The pathogen’s daily growth rate, provided by the Scientific Pandemic Influenza Group on Modelling (SPI-M), a sub-group of Sage, stands at between 2 and 5 per cent for UK.

However, separate modelling by researchers at the University of Cambridge has suggested that the rate of transmission has fallen to as low as 0.6 in London and the southeast.

The Medical Research Council (MRC) Biostatistics Unit Covid-19 working group estimated that 60,200 new infections are occurring on a daily basis in England.

“The growth rate for England is now estimated to be -0.02 per day,” the Cambridge researchers. “This means that, nationally, the number of infections is declining but with a high degree of regional variation.

“Infections are still increasing in the southwest and northeast, whilst plateauing in the West Midlands and East Midlands.”

Explaining the variation in the estimates, Graham Medley, a professor of infectious disease modelling at the London School of Hygiene and Tropical Medicine, said that “different models have different data streams and combine them in different ways.

“None of them are ‘wrong’ – they are just different views of the same process.”

Despite these hopeful estimates, there has been no easing of pressure on the NHS, with Professor Chief Whitty, England’s chief medical officer, predicting that hospitalisations will continue to rise into next week.

According to the latest Public Health England surveillance report, thousands of people are being admitted to hospitals and intensive care units on a daily basis.

As of 13 January, 37,282 people were in hospital with Covid-19, while 4,262 people alone were admitted two days prior.

And around one in five major hospital trusts in England had no spare adult critical care beds on 10 January, NHS England data show.

“There are still a lot of people in the UK becoming infected,” said Professor James Naismith, director of the Rosalind Franklin Institute. “Some of these people will get sick, of those who get sick some will end up in hospital and of those who end up in hospital some will die.

“The spread of the virus in London has slowed, the number of new cases each day has reduced.
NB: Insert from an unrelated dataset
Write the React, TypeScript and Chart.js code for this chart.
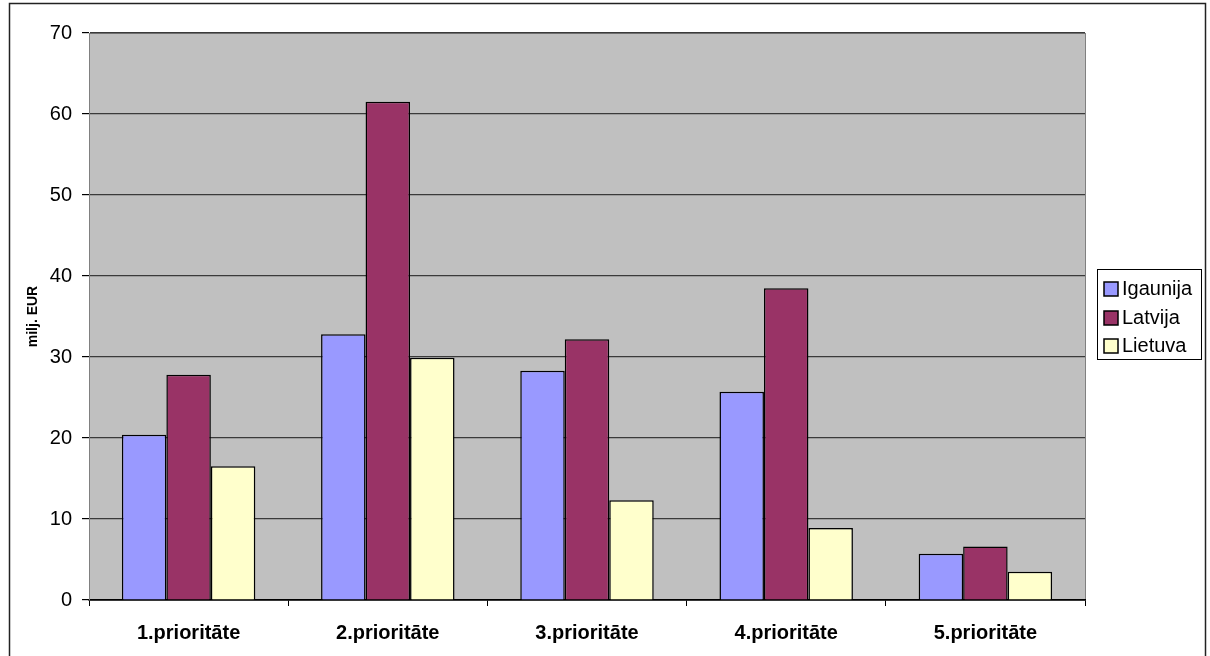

This will reduce the pressure on the hospitals in time. Even if we have passed the peak number of new admissions, stability only comes when more people who have recovered from Covid-19 leave hospital than newly infected people enter hospital. We are not there yet.

“The national lockdown is working in that rate of increase in the virus is slowing across the UK but we have to redouble our efforts on social distancing and hygiene. The virus is far from beaten.”

The latest estimates come as the government said scientists at the Porton Down research facility were investigating the new Brazilian variant of the virus, called P1.

Professor Wendy Barclay, head of G2P-UK National Virology Consortium, a new project set up to study the effects of emerging coronavirus mutations, said the variant has not yet been detected in the UK – though an older form of the virus, which is believed to have also emerged in Brazil, has been identified by British scientists.

Amid rising concern over these two variants – along with the South African form – the government has said it will close all travel corridors from Monday morning, and that anyone who wishes to travel to the UK must have proof of a negative Covid-19 test in the previous 72 hours.

It also announced 3.3 million people in the UK have now received a first Covid-19 vaccine dose – equating to almost one in 20.

Boris Johnson said nearly 45 per cent of over-80s had been vaccinated, and almost 40 per cent of care home residents. “We are steadily protecting those most at risk,” the prime minister said on Friday evening.

Chief scientific adviser Sir Patrick Vallance said he thinks “it’s likely the vaccine we have now is going to protect against the UK variant and is going to provide protection against the other variants as well” but efficacy may change.